23 January 2015

Starry at Changi

Changi is teeming with sea stars! A small team surveys this shore for the first time in a year.
This area has one of the lushest seagrass meadows on the mainland and I was worried because we noticed the seagrasses were sparse in 2012.

We arrive a little early and some of the shore is already exposed!
So it was a relief to see that the seagrass meadows here are now super lush!
All the three seagrass species we usually see here are doing very well. There were lots of healthy Fern seagrass, large leaved Spoon seagrass and Needle seagrass everywhere. Today, we didn't see any dugong feeding trails although perhaps this is because the tide wasn't that low and we couldn't see the seagrasses in deeper waters.
Seagrass meadows provide shelter and food for a wide range of marine life. From crabs to sea urchins and clams! There were many small White sea urchins but not as plentiful as in the past. Crabs seen include various small Swimming crabs and small Moon crabs. There were also various hermit crabs.
Kwan Siong found this baby Knobbly sea star just as we were about to leave. It is very well camouflaged among the seagrass! There were large numbers of small Biscuit stars, Painted sand stars and Plain sand stars. Other sea stars we saw included small Cake sea stars and small Spiny sea stars. We didn't see any Pink sand dollars.

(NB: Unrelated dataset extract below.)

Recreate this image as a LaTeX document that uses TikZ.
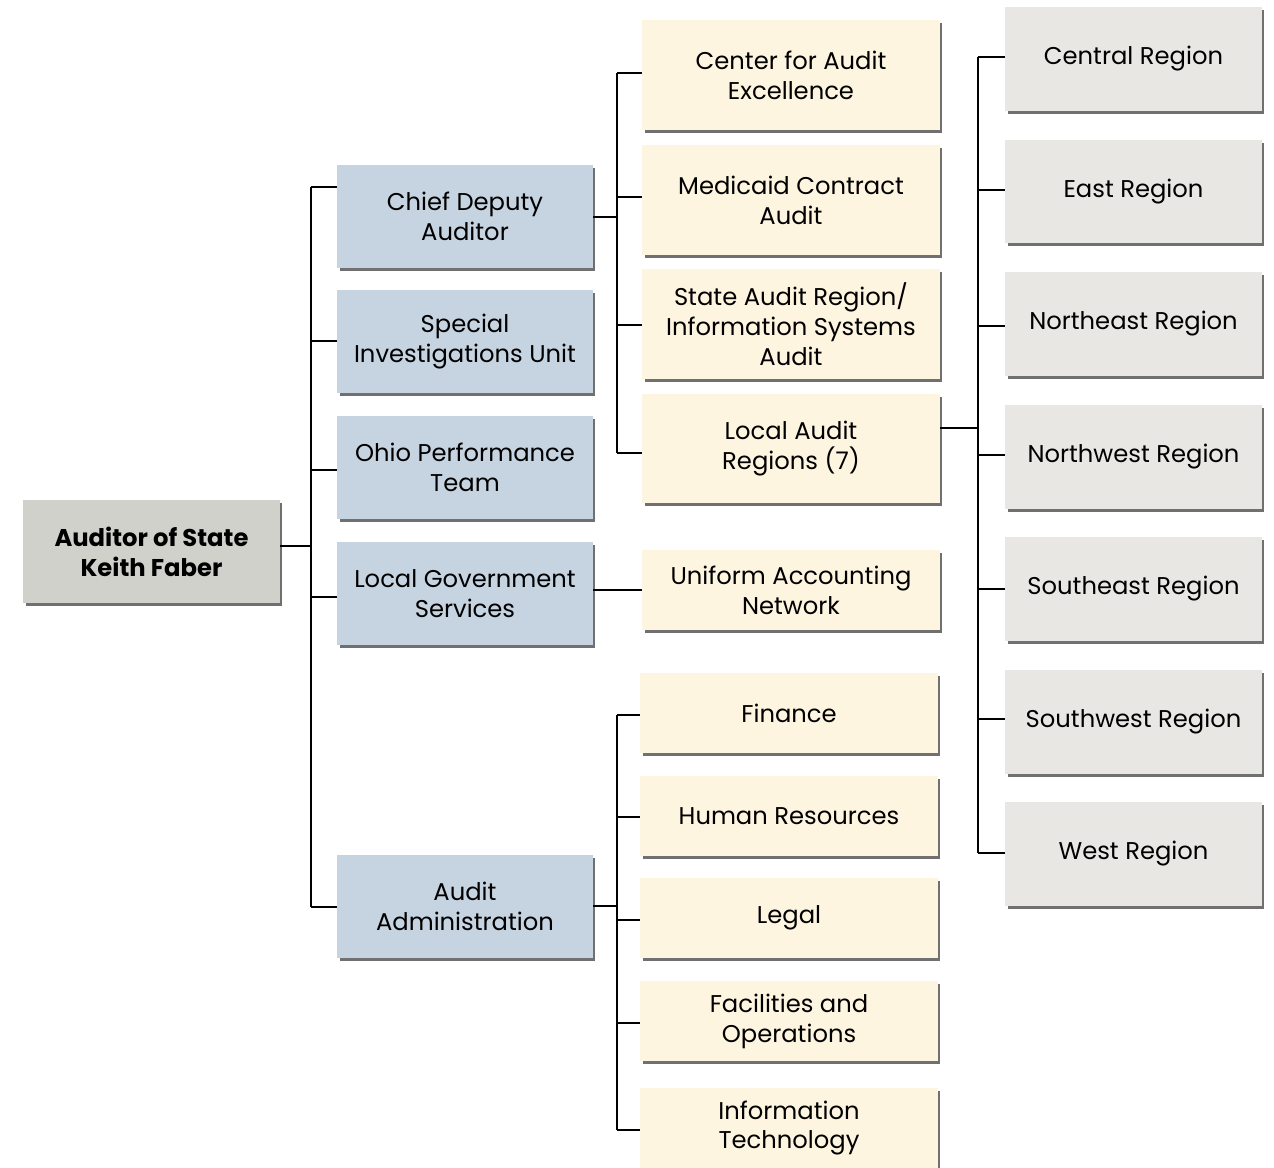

There were lots of sea cucumbers. About equal numbers of Pink warty sea cucumbers (below) and Thorny sea cucumbers. There were also many small Garlic bread sea cucumbers. The team also found a See-through sea cucumber.
Shannon pointed out this fish that I totally didn't notice. I'm not sure what it is.

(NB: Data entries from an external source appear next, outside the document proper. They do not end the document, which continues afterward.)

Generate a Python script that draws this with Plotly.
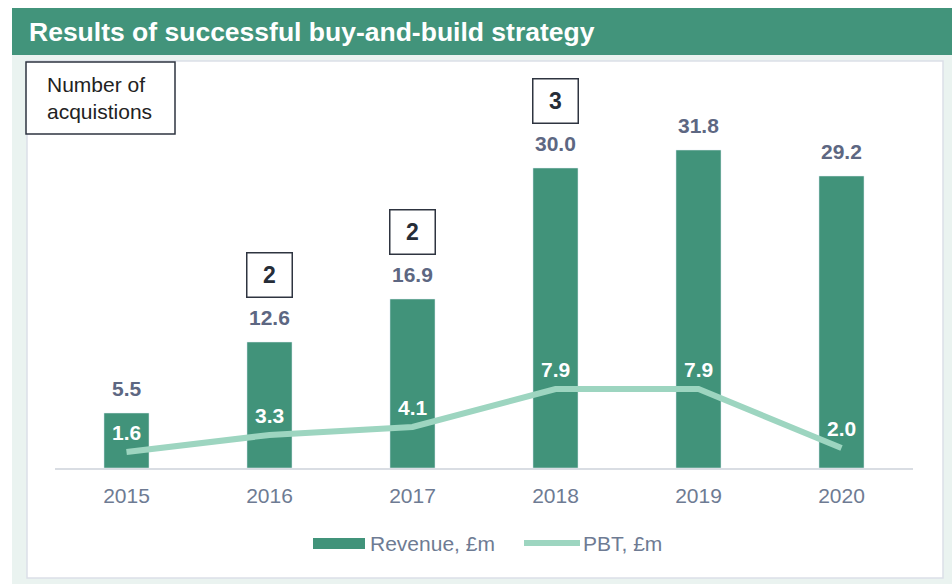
import plotly.graph_objects as go

years = ["2015", "2016", "2017", "2018", "2019", "2020"]
revenue = [5.5, 12.6, 16.9, 30.0, 31.8, 29.2]
pbt = [1.6, 3.3, 4.1, 7.9, 7.9, 2.0]
acquisitions = [None, 2, 2, 3, None, None]

title_text = "Results of successful buy-and-build strategy"
acq_label = "Number of<br>acquistions"
rev_name = "Revenue, £m"
pbt_name = "PBT, £m"

W, H = 952, 584
L, R, T, B = 55, 39, 68, 116
PW = W - L - R
PH = H - T - B

FONT = "Liberation Sans, Arial, sans-serif"
GREEN = "#41937A"
MINT = "#9DD5C0"
LABEL = "#5D6782"
TICK = "#6E7B93"


def xp(px):
    return (px - L) / PW


def yp(py):
    return (H - B - py) / PH


fig = go.Figure()
fig.add_trace(go.Bar(x=years, y=revenue, name=rev_name, marker_color=GREEN,
                     width=0.315, showlegend=False, hoverinfo="y"))
fig.add_trace(go.Scatter(x=years, y=pbt, name=pbt_name, mode="lines",
                         line=dict(color=MINT, width=6), showlegend=False))

ann = []
for i, v in enumerate(revenue):
    ann.append(dict(x=i, y=v, xref="x", yref="y", text=f"<b>{v:.1f}</b>",
                    showarrow=False, yanchor="bottom", yshift=11,
                    font=dict(family=FONT, size=21, color=LABEL)))
for i, v in enumerate(pbt):
    ann.append(dict(x=i, y=v, xref="x", yref="y", text=f"<b>{v:.1f}</b>",
                    showarrow=False, yanchor="bottom", yshift=6,
                    font=dict(family=FONT, size=21, color="white")))
for i, (v, a) in enumerate(zip(revenue, acquisitions)):
    if a is None:
        continue
    ann.append(dict(x=i, y=v, xref="x", yref="y", text=f"<b>{a}</b>",
                    showarrow=False, yanchor="middle", yshift=67,
                    width=42, height=41, borderpad=1, borderwidth=1.5,
                    bordercolor="#2E3440", bgcolor="white",
                    font=dict(family=FONT, size=23, color="#262D38")))

# title
ann.append(dict(x=xp(27), y=yp(32), xref="paper", yref="paper", text=f"<b>{title_text}</b>",
                showarrow=False, xanchor="left", yanchor="middle",
                font=dict(family=FONT, size=26.5, color="white")))
# number of acquisitions label
ann.append(dict(x=xp(45), y=yp(98), xref="paper", yref="paper", text=acq_label,
                showarrow=False, xanchor="left", yanchor="middle", align="left",
                font=dict(family=FONT, size=21, color="#222222")))
# legend texts
ann.append(dict(x=xp(368), y=yp(543), xref="paper", yref="paper", text=rev_name,
                showarrow=False, xanchor="left", yanchor="middle",
                font=dict(family=FONT, size=21, color=TICK)))
ann.append(dict(x=xp(581), y=yp(543), xref="paper", yref="paper", text=pbt_name,
                showarrow=False, xanchor="left", yanchor="middle",
                font=dict(family=FONT, size=21, color=TICK)))

shapes = [
    dict(type="rect", xref="paper", yref="paper", x0=xp(12), x1=xp(952), y0=yp(584), y1=yp(55),
         fillcolor="#EAF3F0", line=dict(width=0), layer="below"),
    dict(type="rect", xref="paper", yref="paper", x0=xp(12), x1=xp(952), y0=yp(55), y1=yp(8),
         fillcolor="#42947B", line=dict(width=0), layer="below"),
    dict(type="rect", xref="paper", yref="paper", x0=xp(27), x1=xp(943), y0=yp(578), y1=yp(61),
         fillcolor="white", line=dict(width=1.5, color="#DCDFE8"), layer="below"),
    dict(type="rect", xref="paper", yref="paper", x0=xp(26), x1=xp(175), y0=yp(134), y1=yp(62),
         fillcolor="white", line=dict(width=1.5, color="#2E3440"), layer="above"),
    dict(type="rect", xref="paper", yref="paper", x0=xp(313), x1=xp(365), y0=yp(549), y1=yp(538),
         fillcolor=GREEN, line=dict(width=0), layer="above"),
    dict(type="line", xref="paper", yref="paper", x0=xp(524), x1=xp(580), y0=yp(543), y1=yp(543),
         line=dict(width=6, color=MINT), layer="above"),
]

fig.update_layout(
    width=W, height=H,
    margin=dict(l=L, r=R, t=T, b=B),
    paper_bgcolor="white", plot_bgcolor="rgba(0,0,0,0)",
    annotations=ann, shapes=shapes, showlegend=False,
    xaxis=dict(type="category", range=[-0.5, 5.5], showline=True, linecolor="#D9DDE3",
               linewidth=2, ticks="outside", ticklen=8, tickcolor="rgba(0,0,0,0)",
               showgrid=False, zeroline=False,
               tickfont=dict(family=FONT, size=21, color=TICK)),
    yaxis=dict(range=[0, 40], visible=False, showgrid=False, zeroline=False),
    font=dict(family=FONT),
)

fig.write_html("out.html", config={"displayModeBar": False},
               post_script="document.body.style.margin='0';document.body.style.overflow='hidden';")
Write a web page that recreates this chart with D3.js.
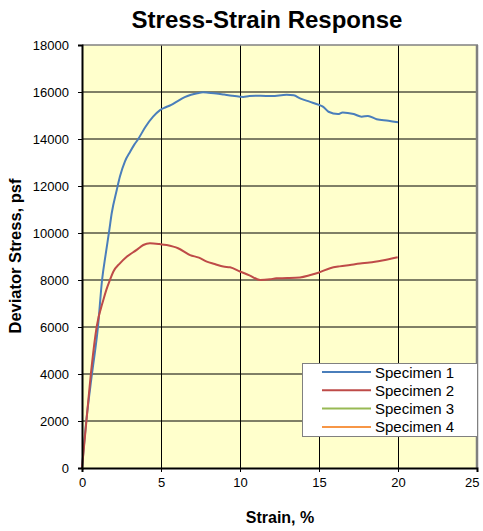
<!DOCTYPE html>
<html><head><meta charset="utf-8">
<script src="https://cdn.jsdelivr.net/npm/d3@7"></script>
<style>body{margin:0;background:#fff}svg{display:block;font-family:"Liberation Sans",Arial,sans-serif}</style>
</head><body><svg id="c" width="483" height="531"></svg>
<script>
const title = "Stress-Strain Response";
const xLabel = "Strain, %";
const yLabel = "Deviator Stress, psf";
const xTicks = [0, 5, 10, 15, 20, 25];
const yTicks = [0, 2000, 4000, 6000, 8000, 10000, 12000, 14000, 16000, 18000];
const seriesNames = ["Specimen 1", "Specimen 2", "Specimen 3", "Specimen 4"];
const seriesColors = ["#4A7EBB", "#BE4B48", "#98B954", "#F79646"];

const strain1 = [0, 0.27, 0.63, 1.01, 1.27, 1.5, 1.73, 1.88, 2.2, 2.4, 2.72, 3.04, 3.3, 3.56, 4.0, 4.5, 4.94, 5.3, 5.65, 6.0, 6.5, 6.9, 7.3, 7.66, 8.0, 8.5, 9.0, 9.5, 10.0, 10.2, 10.6, 11.3, 12.0, 12.95, 13.4, 13.8, 14.4, 15.0, 15.27, 15.6, 16.2, 16.5, 17.2, 17.7, 18.1, 18.65, 19.4, 20.0];
const stress1 = [0, 2000, 4000, 6000, 8000, 9100, 10130, 10840, 11830, 12400, 13050, 13450, 13750, 14000, 14500, 14950, 15230, 15350, 15450, 15590, 15780, 15880, 15950, 15990, 15970, 15940, 15890, 15840, 15800, 15790, 15830, 15840, 15830, 15880, 15860, 15730, 15590, 15450, 15370, 15160, 15060, 15130, 15060, 14950, 14980, 14840, 14780, 14710];

const strain2 = [0, 0.28, 0.61, 0.93, 1.35, 1.55, 1.77, 1.98, 2.4, 2.83, 3.46, 3.88, 4.3, 4.9, 5.36, 5.78, 6.08, 6.84, 7.4, 7.9, 8.4, 8.94, 9.37, 10.0, 10.6, 11.27, 11.9, 12.3, 13.0, 13.8, 14.4, 14.96, 15.7, 16.3, 16.96, 17.6, 18.2, 19.0, 19.98];
const stress2 = [0, 2000, 4310, 6010, 7150, 7600, 8000, 8350, 8710, 8990, 9280, 9490, 9560, 9530, 9490, 9420, 9350, 9060, 8950, 8780, 8680, 8570, 8540, 8360, 8200, 8000, 8030, 8070, 8080, 8110, 8200, 8310, 8500, 8580, 8640, 8700, 8740, 8830, 8970];

const strain3 = [];
const stress3 = [];
const strain4 = [];
const stress4 = [];

const series = [
  {name: seriesNames[0], color: seriesColors[0], xs: strain1, ys: stress1},
  {name: seriesNames[1], color: seriesColors[1], xs: strain2, ys: stress2},
  {name: seriesNames[2], color: seriesColors[2], xs: strain3, ys: stress3},
  {name: seriesNames[3], color: seriesColors[3], xs: strain4, ys: stress4}
];

const L = 82, R = 477, T = 45, B = 468;
const svg = d3.select("#c");
const x = d3.scaleLinear().domain([0, 25]).range([L, R]);
const y = d3.scaleLinear().domain([0, 18000]).range([B, T]);

svg.append("rect").attr("x", L).attr("y", T).attr("width", R - L).attr("height", B - T).attr("fill", "#FFFFCC");

// horizontal gridlines
svg.append("g").selectAll("line").data(yTicks.filter(d => d > 0 && d < 18000)).join("line")
  .attr("x1", L).attr("x2", R).attr("y1", d => y(d)).attr("y2", d => y(d))
  .attr("stroke", "#000").attr("stroke-width", 1);
// vertical gridlines
svg.append("g").selectAll("line").data(xTicks.filter(d => d > 0 && d < 25)).join("line")
  .attr("y1", T).attr("y2", B).attr("x1", d => Math.round(x(d)) + 0.5).attr("x2", d => Math.round(x(d)) + 0.5)
  .attr("stroke", "#000").attr("stroke-width", 1);
// top & right borders
svg.append("line").attr("x1", L).attr("x2", R + 1).attr("y1", T).attr("y2", T).attr("stroke", "#808080").attr("stroke-width", 1.5);
svg.append("line").attr("x1", R).attr("x2", R).attr("y1", T).attr("y2", B).attr("stroke", "#808080").attr("stroke-width", 2.5);

// series
const line = d3.line().x(d => x(d[0])).y(d => y(d[1])).curve(d3.curveMonotoneX);
series.forEach(s => {
  if (!s.xs.length) return;
  svg.append("path").datum(d3.zip(s.xs, s.ys)).attr("d", line)
    .attr("fill", "none").attr("stroke", s.color).attr("stroke-width", 2).attr("stroke-linejoin", "round");
});

// axes
const yAxis = svg.append("g").attr("transform", `translate(${L},0)`)
  .call(d3.axisLeft(y).tickValues(yTicks).tickSize(4).tickPadding(9).tickFormat(d3.format("d")));
const xAxis = svg.append("g").attr("transform", `translate(0,${B})`)
  .call(d3.axisBottom(x).tickValues(xTicks).tickSize(4).tickPadding(6).tickFormat(d3.format("d")));
[yAxis, xAxis].forEach(g => {
  g.select(".domain").attr("stroke", "#000").attr("stroke-width", 2);
  g.selectAll(".tick line").attr("stroke", "#000");
  g.selectAll("text").attr("font-size", 13).attr("fill", "#000").attr("font-family", "Liberation Sans, Arial, sans-serif");
});
// keep the last x label inside the picture
xAxis.selectAll(".tick text").filter(d => d === 25).attr("text-anchor", "end").attr("dx", 2);

// title and labels
svg.append("text").attr("x", 267).attr("y", 28).attr("text-anchor", "middle")
  .attr("font-size", 24).attr("font-weight", "bold").text(title);
svg.append("text").attr("x", 280).attr("y", 523).attr("text-anchor", "middle")
  .attr("font-size", 16).attr("font-weight", "bold").text(xLabel);
svg.append("text").attr("transform", `translate(21,256) rotate(-90)`).attr("text-anchor", "middle")
  .attr("font-size", 16.5).attr("font-weight", "bold").text(yLabel);

// legend
const lg = svg.append("g");
lg.append("rect").attr("x", 302.5).attr("y", 363.5).attr("width", 175).attr("height", 73)
  .attr("fill", "#fff").attr("stroke", "#808080").attr("stroke-width", 1);
series.forEach((s, i) => {
  const yy = 372 + i * 18.3;
  lg.append("line").attr("x1", 322).attr("x2", 371).attr("y1", yy).attr("y2", yy)
    .attr("stroke", s.color).attr("stroke-width", 2);
  lg.append("text").attr("x", 375).attr("y", yy + 5.5).attr("font-size", 15).attr("fill", "#000").text(s.name);
});
</script></body></html>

There were many Hammer oysters, some laying on the ground, others buried with the T-shaped side down. There were also many small to medium sized Fan clams, and a few small Window pane shells.

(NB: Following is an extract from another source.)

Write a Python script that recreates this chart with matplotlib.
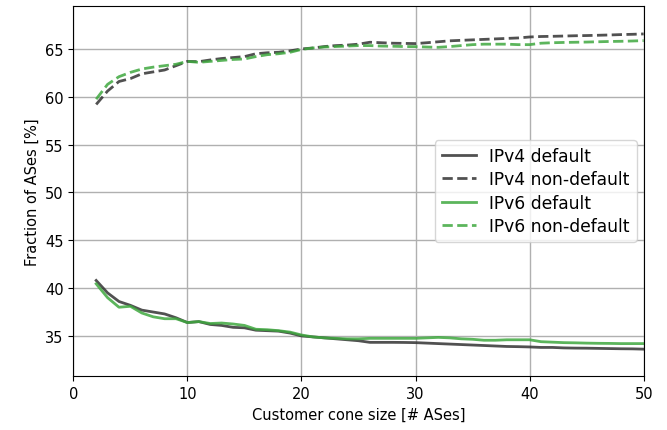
import matplotlib
matplotlib.use("Agg")
import matplotlib.pyplot as plt

# customer cone size (x) and fraction of ASes (%)
cone_size = list(range(2, 51))

v4_default = [40.8, 39.5, 38.6, 38.2, 37.7, 37.5, 37.3, 36.9, 36.4, 36.5,
              36.2, 36.1, 35.9, 35.85, 35.6, 35.55, 35.5, 35.3, 35.0, 34.9,
              34.8, 34.7, 34.6, 34.5, 34.33, 34.33, 34.33, 34.32, 34.3, 34.25,
              34.2, 34.15, 34.1, 34.05, 34.0, 33.95, 33.9, 33.88, 33.85, 33.8,
              33.8, 33.75, 33.73, 33.72, 33.7, 33.68, 33.66, 33.65, 33.62]
v4_nondefault = [59.2, 60.6, 61.6, 61.9, 62.4, 62.6, 62.8, 63.25, 63.7, 63.67,
                 63.85, 64.0, 64.1, 64.2, 64.5, 64.6, 64.65, 64.8, 65.0, 65.1,
                 65.25, 65.35, 65.4, 65.5, 65.7, 65.65, 65.6, 65.58, 65.56, 65.65,
                 65.75, 65.85, 65.9, 65.95, 66.0, 66.05, 66.1, 66.15, 66.25, 66.3,
                 66.32, 66.35, 66.38, 66.4, 66.43, 66.46, 66.5, 66.53, 66.57]
v6_default = [40.45, 39.0, 38.0, 38.1, 37.4, 37.0, 36.8, 36.8, 36.4, 36.5,
              36.3, 36.35, 36.25, 36.1, 35.7, 35.65, 35.55, 35.4, 35.1, 34.9,
              34.8, 34.75, 34.7, 34.7, 34.75, 34.75, 34.75, 34.75, 34.75, 34.8,
              34.85, 34.8, 34.7, 34.65, 34.55, 34.55, 34.6, 34.6, 34.6, 34.4,
              34.35, 34.3, 34.28, 34.25, 34.23, 34.22, 34.2, 34.2, 34.2]
v6_nondefault = [59.75, 61.3, 62.1, 62.55, 62.9, 63.1, 63.25, 63.4, 63.7, 63.6,
                 63.7, 63.8, 63.9, 63.95, 64.2, 64.4, 64.5, 64.65, 64.95, 65.1,
                 65.2, 65.25, 65.3, 65.35, 65.35, 65.3, 65.28, 65.25, 65.24, 65.2,
                 65.17, 65.25, 65.35, 65.45, 65.5, 65.5, 65.5, 65.45, 65.45, 65.6,
                 65.65, 65.68, 65.7, 65.72, 65.75, 65.78, 65.8, 65.83, 65.87]

gray = '#333333'
green = '#3fa83f'

plt.rcParams['font.size'] = 10.5

fig, ax = plt.subplots(figsize=(6.67, 4.31), dpi=100)
ax.plot(cone_size, v4_default, '-', c=gray, lw=2, alpha=0.85, label='IPv4 default')
ax.plot(cone_size, v4_nondefault, '--', c=gray, lw=2, alpha=0.85, label='IPv4 non-default')
ax.plot(cone_size, v6_default, '-', c=green, lw=2, alpha=0.85, label='IPv6 default')
ax.plot(cone_size, v6_nondefault, '--', c=green, lw=2, alpha=0.85, label='IPv6 non-default')

ax.set_xlim(0, 50)
ax.set_ylim(30.8, 69.5)
ax.set_yticks([35, 40, 45, 50, 55, 60, 65])
ax.set_xlabel('Customer cone size [# ASes]')
ax.set_ylabel('Fraction of ASes [%]')
ax.grid(True, color='#b0b0b0', lw=1)
ax.set_axisbelow(True)
ax.legend(loc='center right', fontsize=12.3, labelspacing=0.3,
          borderaxespad=0.4)

fig.subplots_adjust(left=0.11, right=0.965, top=0.984, bottom=0.125)
fig.savefig('out.png', dpi=100)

Fan shells provide the few stable hard surfaces in a seagrass meadow. This valuable real estate is often quickly taken over by other animals such as this Purple branching sponge.
Among the snails on the shore was a small Noble volute and one Miliaris cowrie There were a lot of Black-lipped conch snails! There was a man collecting a plastic bag full of Gong gong. We didn't come across sand bars (Mei Lin says they are now in deeper water), so we didn't see the sandy shore snails.
I saw one small Haddon's carpet anemone and one cerianthid. It was a daylight trip, so perhaps that's why we didn't see the sea pencils and other sea pens usually common here.
There were many Big brown mactra clams washed up on the shore, these are usually buried. Also many 'uprooted' (the usually buried) Ball sea cucumbersSmooth sea cucumbers. I'm not sure if this is normal.
As usual, we find it hard to leave while the tide remains low. Today, we are joined by Victor Tang who is doing a film about Singapore's shores! We are glad to show him some of the cool creatures found at Changi.
Our last visit here was in May 2013. This shore is one of the few places where we found Synpeachia temasek, a new genus and new species of sea anemone is described from Singapore!
Jianlin Liu and friends visited another part of Changi on the same day and saw more cool creatures!

On the way to this shore, I noticed two large barges with large cranes on the beach at Carpark 6. It appears that they are working on a large drain there. I hope this doesn't affect the marine life found on the shore.
There are so many threats big and small to our beautiful wild shores. The more of us keep an eye on them, the better it will be.